The recognised surrogate for use in efficacy studies, for this family of viruses, is vaccinia virus. The most readily available and widely recognised methods by which effectiveness against vaccinia virus and, by inference, SARS-Cov-2, may be demonstrated is specified in EN 14476 and EN 16777.
It is these test protocols that Evans Vanodine has used for several of its products, performed by independent laboratories in the UK. The results from these tests are the basis of recommendations and guidelines offered by Evans in the form of its label directions, product information sheets and microbiological profiles.
Evans complies with Biocidal Products Regulation (BPR) 528/2012 which was implemented to ensure a high level of protection for human health, animal health and the environment. It requires that label claims must be supported by test results from tests appropriate to the area of application.
Test parameters, including temperature, concentration and contact times, reflect practical application conditions.
Evans also follows European Chemicals Agency (ECHA) guidance, and EN 14885 to ensure that the efficacy of all its disinfectants have been assessed using appropriate and relevant test methods. The numbers and identification of organisms present on a contaminated surface is unknown. Therefore, disinfectants must have a broad spectrum of activity so all of the organisms that may be present are controlled.
Tests that most closely reproduce the practical application conditions should be selected. e.g. for a spray and wipe product EN 16615 is appropriate.
A suspension test will assess the time / concentration required to support a claim, then a surface test verifies the dilutions in real-life tests.
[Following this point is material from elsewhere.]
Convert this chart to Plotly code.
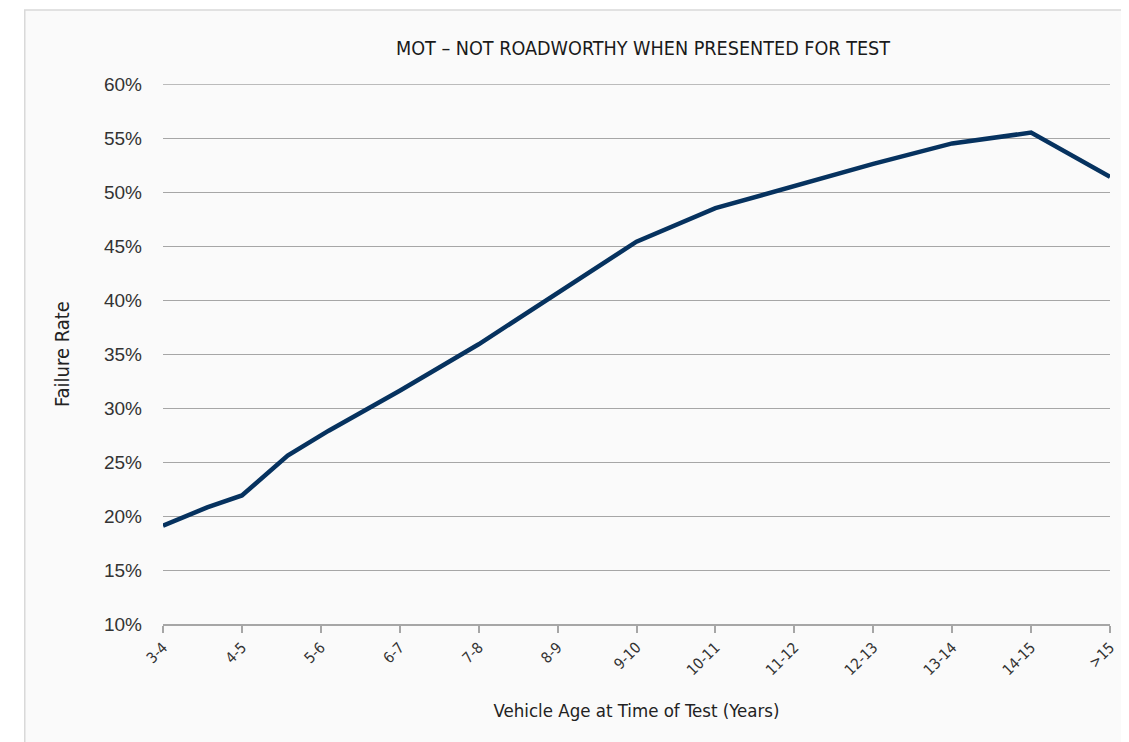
import plotly.graph_objects as go

categories = ["3-4", "4-5", "5-6", "6-7", "7-8", "8-9", "9-10", "10-11",
              "11-12", "12-13", "13-14", "14-15", ">15"]
age_position = [0, 0.56, 1.0, 1.58, 2.1, 3, 4, 5, 6, 7, 8, 9, 10, 11, 12]
failure_rate = [19.1, 20.8, 21.9, 25.6, 27.9, 31.6, 35.9, 40.7, 45.4, 48.5,
                50.6, 52.6, 54.5, 55.5, 51.4]
y_ticks = [10, 15, 20, 25, 30, 35, 40, 45, 50, 55, 60]

NARROW = "DejaVu Sans Condensed, Liberation Sans Narrow, sans-serif"
REG = "Liberation Sans, Arial, sans-serif"
GRID = "#a6a6a6"

fig = go.Figure()
fig.add_trace(go.Scatter(
    x=age_position, y=failure_rate, mode="lines",
    line=dict(color="#06325f", width=4.5),
    hoverinfo="skip", showlegend=False, cliponaxis=False,
))

W, H = 1113, 734
fig.update_layout(
    width=W, height=H,
    margin=dict(l=155, r=11, t=76, b=118),
    paper_bgcolor="white",
    plot_bgcolor="rgba(0,0,0,0)",
    title=dict(text="MOT – NOT ROADWORTHY WHEN PRESENTED FOR TEST",
               x=(643 - 8) / W, xanchor="center",
               y=1 - 40 / H, yanchor="middle",
               font=dict(family=NARROW, size=19.6, color="#1a1a1a")),
    xaxis=dict(
        range=[0, 12], tickmode="array", automargin=False,
        tickvals=list(range(len(categories))), ticktext=categories,
        tickangle=-45, tickfont=dict(family=NARROW, size=15, color="#333333"),
        ticklabeloverflow="allow",
        showgrid=False, zeroline=False,
        showline=True, linecolor=GRID, linewidth=1.5,
        ticks="outside", ticklen=7, tickcolor=GRID, tickwidth=1.5,
        title=dict(text="Vehicle Age at Time of Test (Years)",
                   font=dict(family=NARROW, size=18.5, color="#222222"),
                   standoff=26),
    ),
    yaxis=dict(
        range=[10, 60], tickmode="array", tickvals=y_ticks, automargin=False,
        ticktext=[f"{v}%" for v in y_ticks],
        tickfont=dict(family=REG, size=19, color="#333333"),
        showgrid=True, gridcolor=GRID, gridwidth=1.3,
        zeroline=False, showline=False, ticks="", ticklabelstandoff=20,
        title=dict(text="Failure Rate",
                   font=dict(family=NARROW, size=20, color="#222222"),
                   standoff=28),
    ),
    shapes=[
        dict(type="rect", xref="paper", yref="paper",
             x0=-0.146, x1=1.3, y0=-0.5, y1=1.137,
             fillcolor="#fafafa", line=dict(color="#d9d9d9", width=1.5),
             layer="below"),
        dict(type="line", xref="paper", yref="y",
             x0=0, x1=1, y0=max(y_ticks), y1=max(y_ticks),
             line=dict(color=GRID, width=1.3), layer="below"),
    ],
)

fig.write_html("out.html")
As a minimum, both suspension and surface tests need to be performed with bacteria and yeast to support claims for hard surface disinfectants.
The recommended contact time on the label must be realistic and appropriate to the use.
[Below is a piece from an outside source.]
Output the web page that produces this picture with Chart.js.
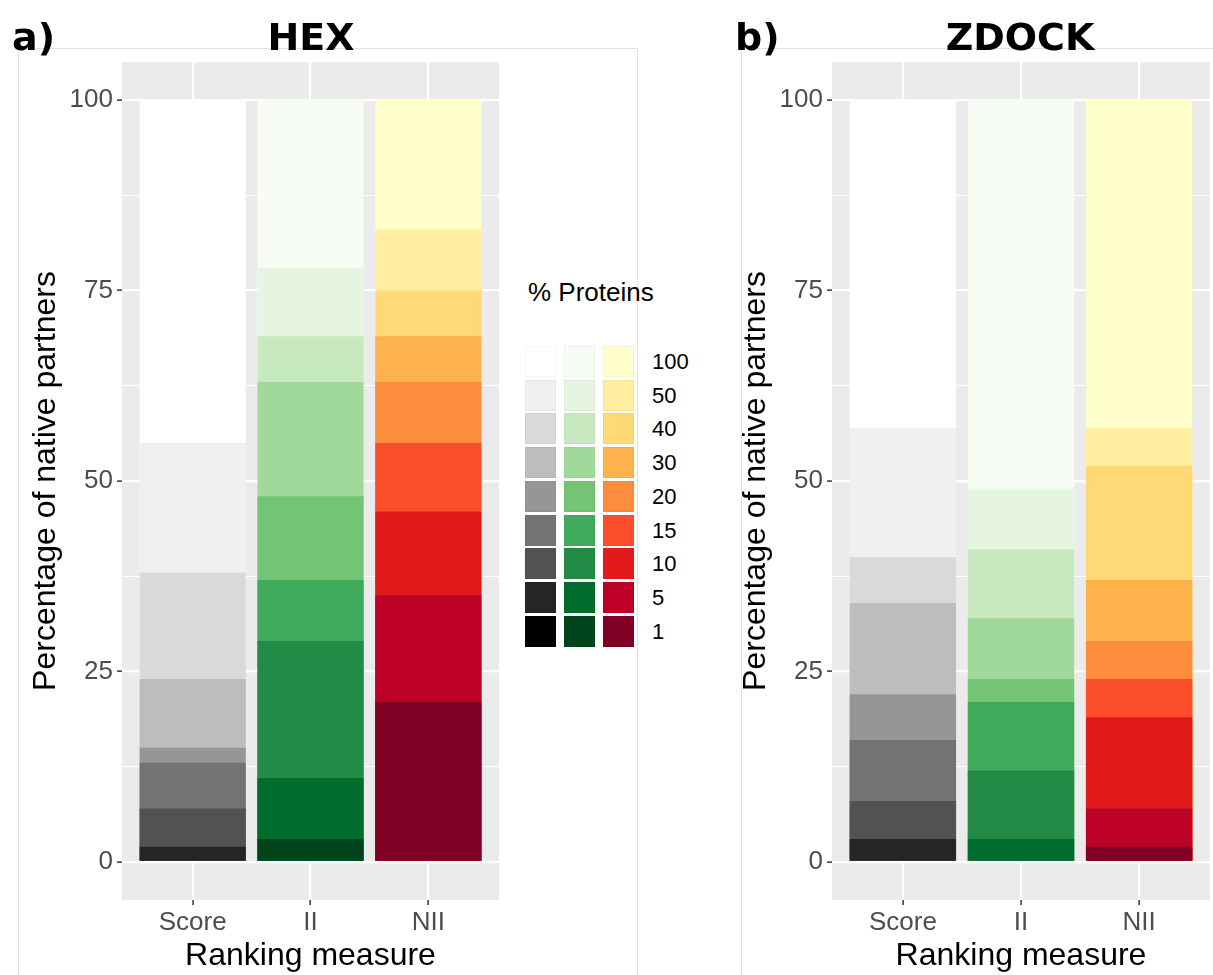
<!DOCTYPE html>
<html><head><meta charset="utf-8">
<script src="https://cdn.jsdelivr.net/npm/chart.js@4.4.1/dist/chart.umd.min.js"></script>
<style>
body{margin:0;background:#fff;width:1213px;height:975px;position:relative;overflow:hidden;font-family:"Liberation Sans",Arial,sans-serif;}
.box{position:absolute;border:0 solid #e2e2e2;}
canvas{position:absolute;top:0;}
.ttl{position:absolute;font-family:"DejaVu Sans",sans-serif;font-weight:bold;font-size:38px;line-height:38px;color:#000;white-space:nowrap;}
.lgt{position:absolute;font-size:26px;line-height:26px;color:#000;white-space:nowrap;}
.sw{position:absolute;width:31px;height:31px;box-shadow:inset 0 0 0 1px rgba(0,0,0,0.035);}
.lgl{position:absolute;font-size:22px;line-height:22px;color:#000;white-space:nowrap;}
</style></head><body>
<div class="box" style="left:18px;top:48px;width:618px;height:940px;border-left-width:1px;border-top-width:1px;border-right-width:1px"></div>
<div class="box" style="left:741px;top:48px;width:480px;height:940px;border-left-width:1px;border-top-width:1px"></div>
<canvas id="c1" width="520" height="975" style="left:0px"></canvas>
<canvas id="c2" width="503" height="975" style="left:710px"></canvas>
<div class="ttl" style="left:12px;top:18px">a)</div>
<div class="ttl" style="left:311px;top:18px;transform:translateX(-50%)">HEX</div>
<div class="ttl" style="left:735px;top:18px">b)</div>
<div class="ttl" style="left:1020px;top:18px;transform:translateX(-50%)">ZDOCK</div>
<div id="legend"></div>
<script>
// ---- data ----
const categories = ['Score', 'II', 'NII'];
const thresholds = ['1', '5', '10', '15', '20', '30', '40', '50', '100'];
// cumulative % of native partners found within top X% of proteins
const hexScore = [0, 2, 7, 13, 15, 24, 38, 55, 100];
const hexII = [3, 11, 29, 37, 48, 63, 69, 78, 100];
const hexNII = [21, 35, 46, 55, 63, 69, 75, 83, 100];
const zdockScore = [0, 3, 8, 16, 22, 34, 40, 57, 100];
const zdockII = [0, 3, 12, 21, 24, 32, 41, 49, 100];
const zdockNII = [2, 7, 19, 24, 29, 37, 52, 57, 100];
const yTickLabels = [0, 25, 50, 75, 100];
const yGridValues = [0, 12.5, 25, 37.5, 50, 62.5, 75, 87.5, 100];
const greys = ['#000000', '#252525', '#525252', '#737373', '#969696', '#bdbdbd', '#d9d9d9', '#f0f0f0', '#ffffff'];
const greens = ['#00441b', '#006d2c', '#238b45', '#41ab5d', '#74c476', '#a1d99b', '#c7e9c0', '#e5f5e0', '#f7fcf5'];
const ylorrd = ['#800026', '#bd0026', '#e31a1c', '#fc4e2a', '#fd8d3c', '#feb24c', '#fed976', '#ffeda0', '#ffffcc'];

Chart.defaults.font.family = '"Liberation Sans", Arial, sans-serif';

const panelBg = {
  id: 'panelBg',
  beforeDraw(chart) {
    const {ctx, chartArea: a} = chart;
    ctx.save();
    ctx.fillStyle = '#ebebeb';
    ctx.fillRect(a.left, a.top, a.right - a.left, a.bottom - a.top);
    ctx.restore();
  }
};

function makeChart(id, series, rightPad) {
  const datasets = thresholds.map((t, i) => ({
    label: t,
    data: series.map((s, j) => ({x: j + 1, y: s[i]})),
    backgroundColor: [greys[i], greens[i], ylorrd[i]],
    borderWidth: 0,
    grouped: false,
    barPercentage: 0.9,
    categoryPercentage: 1
  }));
  return new Chart(document.getElementById(id), {
    type: 'bar',
    data: {datasets},
    plugins: [panelBg],
    options: {
      responsive: false,
      animation: false,
      devicePixelRatio: 1,
      layout: {padding: {left: 0, right: rightPad, top: 62, bottom: 0}},
      plugins: {legend: {display: false}, tooltip: {enabled: false}},
      scales: {
        x: {
          type: 'linear', min: 0.4, max: 3.6, offset: false,
          afterBuildTicks: s => { s.ticks = categories.map((c, k) => ({value: k + 1})); },
          ticks: {callback: v => categories[v - 1], color: '#4d4d4d', font: {size: 26}, padding: 2, autoSkip: false, maxRotation: 0},
          grid: {offset: false, color: '#ffffff', lineWidth: 2.2, tickColor: '#333333', tickLength: 5, tickWidth: 1.5},
          border: {display: false},
          title: {display: true, text: 'Ranking measure', font: {size: 32}, color: '#000', padding: {top: 0, bottom: 0}},
          afterFit: s => { s.height = 75; }
        },
        y: {
          type: 'linear', min: -5, max: 105,
          afterBuildTicks: s => { s.ticks = yGridValues.map(v => ({value: v})); },
          ticks: {callback: v => yTickLabels.includes(v) ? String(v) : '', color: '#4d4d4d', font: {size: 26}, padding: 4, autoSkip: false},
          grid: {
            color: '#ffffff',
            lineWidth: c => (c.tick && yTickLabels.includes(c.tick.value)) ? 2.2 : 1.1,
            tickColor: c => (c.tick && yTickLabels.includes(c.tick.value)) ? '#333333' : 'rgba(0,0,0,0)',
            tickLength: 5, tickWidth: 1.5
          },
          border: {display: false},
          title: {display: true, text: 'Percentage of native partners', font: {size: 32}, color: '#000', padding: {top: 27, bottom: 0}},
          afterFit: s => { s.width = 122; }
        }
      }
    }
  });
}

makeChart('c1', [hexScore, hexII, hexNII], 21);
makeChart('c2', [zdockScore, zdockII, zdockNII], 3);

// ---- legend ----
const lg = document.getElementById('legend');
const t = document.createElement('div');
t.className = 'lgt'; t.style.left = '528px'; t.style.top = '279px'; t.textContent = '% Proteins';
lg.appendChild(t);
const palettes = [greys, greens, ylorrd];
const colX = [525, 564, 603];
for (let r = 0; r < thresholds.length; r++) {
  const i = thresholds.length - 1 - r;
  const top = 346 + r * 33.7;
  palettes.forEach((p, c) => {
    const d = document.createElement('div');
    d.className = 'sw';
    d.style.left = colX[c] + 'px'; d.style.top = top + 'px';
    d.style.background = p[i];
    lg.appendChild(d);
  });
  const l = document.createElement('div');
  l.className = 'lgl'; l.style.left = '652px'; l.style.top = (top + 5) + 'px';
  l.textContent = thresholds[i];
  lg.appendChild(l);
}
</script>
</body></html>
For example, a 30 second contact time is realistic and appropriate for an alcoholic hand-rub, but 5 minutes is not appropriate as the product would have evaporated in this time.
If a product is to be used as a final stage disinfectant, without rinsing, then a longer contact time is acceptable, e.g. food processing disinfectants sprayed onto surfaces and left overnight or until the next shift.
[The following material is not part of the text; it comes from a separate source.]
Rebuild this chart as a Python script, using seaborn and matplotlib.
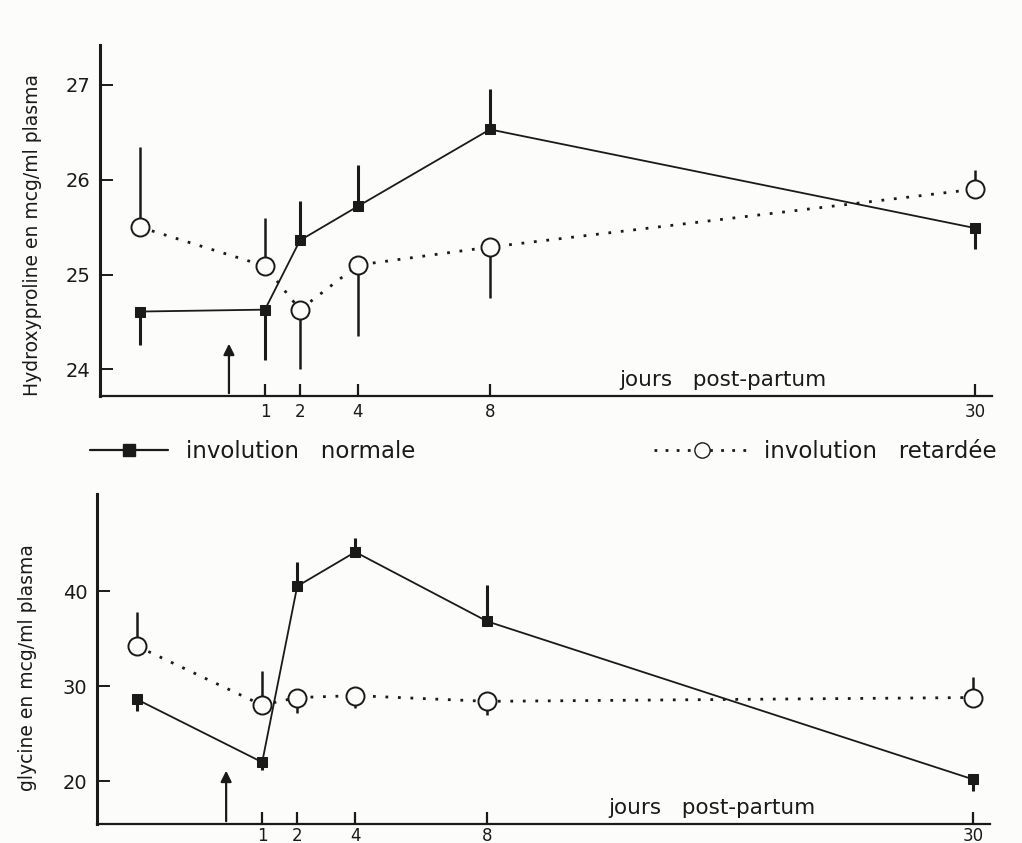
import numpy as np
import pandas as pd
import seaborn as sns
import matplotlib.pyplot as plt
from matplotlib.lines import Line2D

# jours (avant la parturition = -3)
days = [-3, 1, 2, 4, 8, 30]
tick_days = [1, 2, 4, 8, 30]

# hydroxyproline (mcg/ml plasma)
hyp_normal = [24.61, 24.63, 25.36, 25.72, 26.53, 25.49]
hyp_normal_lo = [0.35, 0.53, 0, 0, 0, 0.22]
hyp_normal_hi = [0, 0, 0.42, 0.44, 0.43, 0]
hyp_retard = [25.50, 25.09, 24.63, 25.10, 25.29, 25.90]
hyp_retard_lo = [0, 0, 0.63, 0.75, 0.54, 0]
hyp_retard_hi = [0.85, 0.51, 0, 0, 0, 0.20]

# glycine (mcg/ml plasma)
gly_normal = [28.6, 22.0, 40.5, 44.1, 36.8, 20.2]
gly_normal_lo = [1.2, 0.8, 0, 0, 0, 1.2]
gly_normal_hi = [0, 0, 2.5, 1.5, 3.8, 0]
gly_retard = [34.2, 28.0, 28.8, 29.0, 28.4, 28.8]
gly_retard_lo = [0, 0, 1.6, 1.3, 1.4, 0]
gly_retard_hi = [3.6, 3.6, 0, 0, 0, 2.2]

# echelle des abscisses (non lineaire, dessinee a la main)
day_knots = [-5, -3, 0, 1, 2, 4, 8, 30, 31]
pos_knots = [100, 140, 229, 265, 300, 358, 490, 975, 992]


def fwd(d):
    return np.interp(d, day_knots, pos_knots)


def inv(p):
    return np.interp(p, pos_knots, day_knots)


sns.set_theme(style="white")
plt.rcParams['font.family'] = ['DejaVu Sans']
INK = '#1a1a1a'
BG = '#fcfcfa'

fig = plt.figure(figsize=(10.22, 8.43), dpi=100, facecolor=BG)
ax_top = fig.add_axes([0.0978, 0.5303, 0.8728, 0.4163], facecolor=BG)
ax_bot = fig.add_axes([0.0949, 0.0225, 0.8738, 0.3915], facecolor=BG)


def draw_panel(ax, normal, n_lo, n_hi, retard, r_lo, r_hi, ylim, yticks, ylabel,
               arrow_tip, lab_xy, txt_xy, xpad):
    df_n = pd.DataFrame({'jour': days, 'valeur': normal})
    df_r = pd.DataFrame({'jour': days, 'valeur': retard})
    ax.errorbar(days, normal, yerr=np.array([n_lo, n_hi]), fmt='none',
                ecolor=INK, elinewidth=2.2, capsize=0, zorder=1.5)
    ax.errorbar(days, retard, yerr=np.array([r_lo, r_hi]), fmt='none',
                ecolor=INK, elinewidth=1.8, capsize=0, zorder=1.5)
    sns.lineplot(data=df_n, x='jour', y='valeur', ax=ax, color=INK, lw=1.3,
                 marker='s', markersize=7.5, markeredgecolor=INK, zorder=3)
    sns.lineplot(data=df_r, x='jour', y='valeur', ax=ax, color=INK, lw=2.0,
                 linestyle=(0, (1, 3.5)), marker='o', markersize=13,
                 markerfacecolor=BG, markeredgecolor=INK, markeredgewidth=1.4, zorder=3)
    ax.set_xscale('function', functions=(fwd, inv))
    ax.set_xlim(-5, 31)
    ax.set_ylim(*ylim)
    ax.set_xticks(tick_days)
    ax.set_xticklabels([str(d) for d in tick_days])
    ax.set_yticks(yticks)
    ax.tick_params(axis='x', direction='in', length=9, width=1.6, color=INK,
                   labelsize=12, labelcolor=INK, pad=xpad, bottom=True)
    ax.tick_params(axis='y', direction='in', length=9, width=1.4, color=INK,
                   labelsize=14, labelcolor=INK, pad=7, left=True)
    for side in ['top', 'right']:
        ax.spines[side].set_visible(False)
    ax.spines['left'].set_linewidth(2.2)
    ax.spines['bottom'].set_linewidth(1.6)
    ax.spines['left'].set_color(INK)
    ax.spines['bottom'].set_color(INK)
    ax.set_xlabel('')
    ax.set_ylabel(ylabel, fontsize=13.5, color=INK)
    ax.yaxis.set_label_coords(*lab_xy)
    ax.annotate('', xy=(0, arrow_tip), xytext=(0, ylim[0]),
                arrowprops=dict(arrowstyle='-|>', color=INK, lw=1.6, mutation_scale=16))
    ax.text(txt_xy[0], txt_xy[1], 'jours   post-partum', transform=ax.transAxes,
            ha='center', va='center', fontsize=15.5, color=INK)


draw_panel(ax_top, hyp_normal, hyp_normal_lo, hyp_normal_hi,
           hyp_retard, hyp_retard_lo, hyp_retard_hi,
           (23.72, 27.42), [24, 25, 26, 27], 'Hydroxyproline en mcg/ml plasma',
           24.3, (-0.065, 0.459), (0.698, 0.045), 5)
draw_panel(ax_bot, gly_normal, gly_normal_lo, gly_normal_hi,
           gly_retard, gly_retard_lo, gly_retard_hi,
           (15.5, 50.2), [20, 30, 40], 'glycine en mcg/ml plasma',
           21.4, (-0.067, 0.473), (0.689, 0.05), 2)

# legende commune entre les deux panneaux
h_norm = Line2D([], [], color=INK, lw=1.6, marker='s', markersize=8)
h_ret = Line2D([], [], color=INK, lw=2.0, linestyle=(0, (1, 3)), marker='o',
               markersize=11, markerfacecolor=BG, markeredgecolor=INK)
fig.legend([h_norm], ['involution   normale'], loc='center left',
           bbox_to_anchor=(0.088, 0.464), frameon=False, fontsize=16.5,
           handlelength=3.4, handletextpad=0.8, borderpad=0, borderaxespad=0,
           labelcolor=INK)
fig.legend([h_ret], ['involution   retardée'], loc='center right',
           bbox_to_anchor=(0.975, 0.464), frameon=False, fontsize=16.5,
           handlelength=4.2, handletextpad=0.6, borderpad=0, borderaxespad=0,
           labelcolor=INK)

fig.savefig('out.png', dpi=100, facecolor=BG)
A shorter contact time does not necessarily mean one product is better than another. A compromise must be reached between safety and the claims made for a product. Increasing the contact time may mean a lower concentration is effective and is therefore safer to use. Decreasing the contact time may mean a higher concentration is required which is not always desirable e.g. for the health and safety of the user. There may also be other aspects to consider e.g. damage to surfaces or potentially higher levels of residues left on surfaces.
During product development Evans work to achieve the right balance between product performance and safety, ensuring our customers get the best and safest products available on the market. In addition, we always recommend safety risk assessments are performed before using any disinfectant.
It is the responsibility of manufacturers to ensure the appropriate test methods have been used to support the label claims for their products. The product dilutions and contact times are dictated from the test parameters of each efficacy test.
Using alternative dilutions or contact times not stated on the label will not guarantee effectiveness.
Evans will continue to review its test plans to ensure that its literature and labelling offers its customers assurance of rapid microbiological effectiveness without compromising end-user safety or economy of use.